Riesci a guardare alle cose con “l’occhio del Budda”?
Cerco di avere sempre un profondo rispetto per la dignità della vita, lo stesso rispetto che voglio trasmettere agli altri con le immagini. Indipendentemente dal soggetto, l’immagine per me è la cristallizzazione di un istante vitale e quindi è importante che mi metta a completa disposizione di ciò che sto fotografando.

C’è un servizio fotografico che ti ha cambiato la vita?
Sì, due in particolare. Uno all’inizio della mia carriera: lo scatto al G8 del 2001 a Genova. La foto di Mario Placanica mentre veniva ricoverato all’ospedale dopo lo scontro costato la vita a Carlo Giuliani. Avevo recitato Daimoku per la protezione di tutti e per potermi trovare al posto giusto al momento giusto. E poi è successo che mi sono trovata davanti all’ospedale e avevo già messo via la macchina fotografica. In tutta la città si era scatenato l’inferno, incontravo civili di ogni età picchiati con violenza dalle forze dell’ordine, poliziotti che inveivano contro tutti indistintamente, anch’io sono stata offesa pesantemente. Come tutti ero arrabbiatissima quando, a un certo punto, vedo questo ragazzo, un carabiniere ferito che piangeva, soffocato dai singhiozzi come un bambino in preda a uno choc. Lì per lì è stata una lotta tra fare e non fare quella foto. Stavo vedendo tante violenze sui cittadini che il mio istinto era di non farla. Ma ho deciso di scattare, perché un giornalista deve raccontare tutto, essere il più possibile oggettivo. Quella foto esclusiva mi ha fatto capire che quello era il mio mestiere e che io ero nella direzione giusta. La seconda grande esperienza è stata nell’estate del 2006 a Lampedusa. Ho fatto il mio primo servizio da freelance, completamente libera dalle agenzie a cui mi ero appoggiata negli anni precedenti. In quella situazione ho messo in atto tutto quello che avevo appreso durante l’attività byakuren: alternavo gli scatti all’assistenza agli sbarcati. Il mio desiderio era quello di mostrare l’umanità di queste persone attraverso l’immagine, e credo di esserci riuscita.

Hai sempre risposto a qualsiasi richiesta di lavoro?

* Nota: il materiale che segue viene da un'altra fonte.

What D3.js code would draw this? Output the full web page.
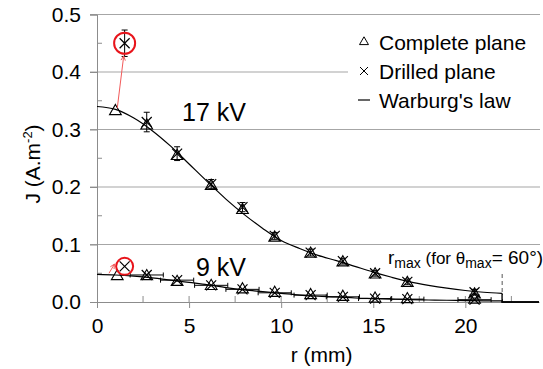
<!DOCTYPE html>
<html>
<head>
<meta charset="utf-8">
<script src="https://cdn.jsdelivr.net/npm/d3@7"></script>
<style>
  body { margin: 0; background: #fff; }
  text { font-family: "Liberation Sans", Arial, sans-serif; fill: #000; }
</style>
</head>
<body>
<script>
const width = 543, height = 369;

// measured radial positions (mm)
const rPos = [2.7, 4.35, 6.2, 7.9, 9.65, 11.6, 13.35, 15.1, 16.85, 20.5];

// 17 kV
const complete17R = [1.0].concat(rPos);
const complete17 = [0.33, 0.305, 0.252, 0.2, 0.158, 0.11, 0.082, 0.067, 0.046, 0.031, 0.011];
const drilled17R = [1.5].concat(rPos);
const drilled17 = [0.45, 0.313, 0.258, 0.205, 0.165, 0.115, 0.086, 0.071, 0.05, 0.035, 0.017];
const drilled17Err = [0.023, 0.017, 0.012, 0.008, 0.008, 0.006, 0.006, 0.005, 0.005, 0.005, 0.005];

// 9 kV
const complete9R = [1.1].concat(rPos);
const complete9 = [0.043, 0.043, 0.033, 0.026, 0.02, 0.014, 0.01, 0.007, 0.004, 0.003, 0.002];
const drilled9R = [1.5].concat(rPos);
const drilled9 = [0.062, 0.047, 0.038, 0.029, 0.022, 0.016, 0.012, 0.009, 0.006, 0.005, 0.004];

// Warburg's law curves
const warburgR = [0, 1, 2, 3, 4, 5, 6, 7, 8, 9, 10, 11, 12, 13, 14, 15, 16, 17, 18, 19, 20, 21, 22];
const warburg17 = [0.340, 0.335, 0.320, 0.298, 0.271, 0.240, 0.209, 0.179, 0.152, 0.128, 0.107, 0.093,
                   0.081, 0.072, 0.062, 0.052, 0.043, 0.035, 0.029, 0.024, 0.020, 0.017, 0.015];
const warburg9 = [0.048, 0.047, 0.045, 0.042, 0.038, 0.034, 0.030, 0.025, 0.021, 0.018, 0.015, 0.012,
                  0.010, 0.009, 0.007, 0.006, 0.005, 0.004, 0.0035, 0.003, 0.0025, 0.002, 0.002];
const rMax = 22;

const yTicks = [0, 0.1, 0.2, 0.3, 0.4, 0.5];
const xTicks = [0, 5, 10, 15, 20];
const legendItems = ["Complete plane", "Drilled plane", "Warburg's law"];

const x = d3.scaleLinear().domain([0, 24]).range([97, 539]);
const y = d3.scaleLinear().domain([0, 0.5]).range([302, 14.5]);

const svg = d3.select("body").append("svg")
    .attr("width", width)
    .attr("height", height);

// grid lines
svg.append("g")
    .selectAll("line")
    .data(yTicks.filter(d => d > 0))
    .enter().append("line")
    .attr("x1", 90).attr("x2", 540)
    .attr("y1", d => y(d)).attr("y2", d => y(d))
    .attr("stroke", "#a6a6a6").attr("stroke-width", 1.2);

// y axis
let yAxis = svg.append("g").attr("transform", "translate(97,0)")
    .call(d3.axisLeft(y).tickValues(yTicks).tickFormat(d3.format(".1f")).tickSize(7).tickPadding(9));
yAxis.select(".domain").attr("stroke", "#8c8c8c");
yAxis.selectAll(".tick line").attr("stroke", "#8c8c8c");
yAxis.selectAll("text").style("font-size", "21px").attr("fill", "#000");
svg.append("g").selectAll("line")
    .data([0.05, 0.15, 0.25, 0.35, 0.45])
    .enter().append("line")
    .attr("x1", 97).attr("x2", 102)
    .attr("y1", d => y(d)).attr("y2", d => y(d))
    .attr("stroke", "#8c8c8c");

// x axis
let xAxis = svg.append("g").attr("transform", "translate(0,302)")
    .call(d3.axisBottom(x).tickValues(xTicks).tickSize(6).tickPadding(10).tickSizeOuter(0));
xAxis.select(".domain").attr("stroke", "#8c8c8c");
xAxis.selectAll(".tick line").attr("stroke", "#8c8c8c");
xAxis.selectAll("text").style("font-size", "21px").attr("fill", "#000");
svg.append("g").selectAll("line")
    .data(d3.range(1, 10).map(i => i * 2.5))
    .enter().append("line")
    .attr("x1", d => x(d)).attr("x2", d => x(d))
    .attr("y1", 302).attr("y2", 296)
    .attr("stroke", "#8c8c8c");

// axis titles
svg.append("text")
    .attr("x", x(12.2)).attr("y", 362)
    .attr("text-anchor", "middle")
    .style("font-size", "21px")
    .text("r (mm)");

let ylab = svg.append("text")
    .attr("transform", "translate(40," + y(0.24) + ") rotate(-90)")
    .attr("text-anchor", "middle")
    .style("font-size", "21px");
ylab.append("tspan").text("J (A.m");
ylab.append("tspan").attr("dy", -8).style("font-size", "13px").text("-2");
ylab.append("tspan").attr("dy", 8).text(")");

// warburg curves
const curveLine = d3.line()
    .x(d => x(d[0]))
    .y(d => y(d[1]))
    .curve(d3.curveCatmullRom);

[warburg17, warburg9].forEach(function(vals) {
    let pts = warburgR.map((r, i) => [r, vals[i]]);
    svg.append("path")
        .attr("d", curveLine(pts))
        .attr("fill", "none")
        .attr("stroke", "#000")
        .attr("stroke-width", 1.2);
    // cut-off at r_max
    svg.append("path")
        .attr("d", d3.line().x(d => x(d[0])).y(d => y(d[1]))([[rMax, vals[vals.length - 1]], [rMax, 0], [24, 0]]))
        .attr("fill", "none")
        .attr("stroke", "#000")
        .attr("stroke-width", 1.5);
});

// r_max dashed line
svg.append("line")
    .attr("x1", x(rMax)).attr("x2", x(rMax))
    .attr("y1", 274).attr("y2", 302)
    .attr("stroke", "#555").attr("stroke-dasharray", "4,3");

// horizontal error bars on 9 kV points
svg.append("g").selectAll("path")
    .data(drilled9R.slice(1).map((r, i) => [r, drilled9[i + 1]]))
    .enter().append("path")
    .attr("d", d => "M" + x(d[0] - 0.9) + "," + y(d[1]) + "H" + x(d[0] + 0.9) +
        "M" + x(d[0] - 0.9) + "," + (y(d[1]) - 2.5) + "v5" +
        "M" + x(d[0] + 0.9) + "," + (y(d[1]) - 2.5) + "v5")
    .attr("stroke", "#000").attr("stroke-width", 1);

// vertical error bars on 17 kV drilled points
svg.append("g").selectAll("path")
    .data(drilled17R.map((r, i) => [r, drilled17[i], drilled17Err[i]]))
    .enter().append("path")
    .attr("d", d => "M" + x(d[0]) + "," + y(d[1] - d[2]) + "V" + y(d[1] + d[2]) +
        "M" + (x(d[0]) - 3) + "," + y(d[1] - d[2]) + "h6" +
        "M" + (x(d[0]) - 3) + "," + y(d[1] + d[2]) + "h6")
    .attr("stroke", "#000").attr("stroke-width", 1);

// markers
const triangle = d3.symbol().type(d3.symbolTriangle).size(60);
function drawTriangles(rs, vals) {
    svg.append("g").selectAll("path")
        .data(rs.map((r, i) => [r, vals[i]]))
        .enter().append("path")
        .attr("d", triangle)
        .attr("transform", d => "translate(" + x(d[0]) + "," + (y(d[1]) - 1) + ")")
        .attr("fill", "none").attr("stroke", "#000").attr("stroke-width", 1.1);
}
function drawCrosses(rs, vals) {
    svg.append("g").selectAll("path")
        .data(rs.map((r, i) => [r, vals[i]]))
        .enter().append("path")
        .attr("d", "M-5,-5L5,5M-5,5L5,-5")
        .attr("transform", d => "translate(" + x(d[0]) + "," + y(d[1]) + ")")
        .attr("fill", "none").attr("stroke", "#000").attr("stroke-width", 1.2);
}
drawTriangles(complete17R, complete17);
drawTriangles(complete9R, complete9);
drawCrosses(drilled17R, drilled17);
drawCrosses(drilled9R, drilled9);

// red circles around the first drilled points
svg.append("circle")
    .attr("cx", x(drilled17R[0])).attr("cy", y(drilled17[0])).attr("r", 10.5)
    .attr("fill", "none").attr("stroke", "#e8141b").attr("stroke-width", 2);
svg.append("circle")
    .attr("cx", x(drilled9R[0])).attr("cy", y(drilled9[0])).attr("r", 8.5)
    .attr("fill", "none").attr("stroke", "#e8141b").attr("stroke-width", 2);

// red arrows
function redArrow(x1, y1, x2, y2) {
    let a = Math.atan2(y2 - y1, x2 - x1);
    let h = 5;
    svg.append("path")
        .attr("d", "M" + x1 + "," + y1 + "L" + x2 + "," + y2 +
            "M" + (x2 - h * Math.cos(a - 0.45)) + "," + (y2 - h * Math.sin(a - 0.45)) +
            "L" + x2 + "," + y2 +
            "L" + (x2 - h * Math.cos(a + 0.45)) + "," + (y2 - h * Math.sin(a + 0.45)))
        .attr("fill", "none").attr("stroke", "#f25a5a").attr("stroke-width", 1);
}
redArrow(x(1.1), y(0.337), x(1.45), y(0.428));
redArrow(x(0.65), y(0.05), x(0.95), y(0.066));

// annotations
svg.append("text").attr("x", 182).attr("y", 121).style("font-size", "25px").text("17 kV");
svg.append("text").attr("x", 196).attr("y", 276).style("font-size", "25px").text("9 kV");

let rm = svg.append("text").attr("x", 388).attr("y", 264).style("font-size", "19px");
rm.append("tspan").text("r");
rm.append("tspan").attr("dy", 4).style("font-size", "14px").text("max");
rm.append("tspan").attr("dy", -4).style("font-size", "17px").text(" (for \u03b8");
rm.append("tspan").attr("dy", 4).style("font-size", "14px").text("max");
rm.append("tspan").attr("dy", -4).style("font-size", "19px").text("= 60\u00b0)");

// legend
let legend = svg.append("g");
legend.append("rect")
    .attr("x", 348).attr("y", 24).attr("width", 195).attr("height", 90)
    .attr("fill", "#fff");
legendItems.forEach(function(name, i) {
    let ly = 42 + i * 29;
    legend.append("text")
        .attr("x", 379).attr("y", ly + 7.5)
        .style("font-size", "21px")
        .text(name);
    if (i === 0) {
        legend.append("path")
            .attr("d", d3.symbol().type(d3.symbolTriangle).size(35))
            .attr("transform", "translate(364," + ly + ")")
            .attr("fill", "none").attr("stroke", "#000");
    } else if (i === 1) {
        legend.append("path")
            .attr("d", "M-4,-4L4,4M-4,4L4,-4")
            .attr("transform", "translate(364," + ly + ")")
            .attr("stroke", "#000");
    } else {
        legend.append("line")
            .attr("x1", 358).attr("x2", 370)
            .attr("y1", ly).attr("y2", ly)
            .attr("stroke", "#000").attr("stroke-width", 1.2);
    }
});
</script>
</body>
</html>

Non mi sono rifiutata di fare cose che non mi piaceva fare, tipo la cronaca nera o il gossip. Ma sapevo che il mio modo per poter fare la fotografa e per creare valore era anche imparare da quello che non mi piaceva per poterlo poi mettere a disposizione della fotografia d’inchiesta che amo di più. Diverse volte ho dovuto dire di no pur sapendo che poteva costarmi tutto, ma ho preferito coltivare il mio sogno rispettando quello che sono. Ho sempre affrontato ogni ostacolo col Daimoku e attaccandomi allo studio del Gosho e degli scritti di sensei. Son sicura che se non fosse stato per la preghiera e per il mio maestro, non ce l’avrei fatta a reggere in certi momenti.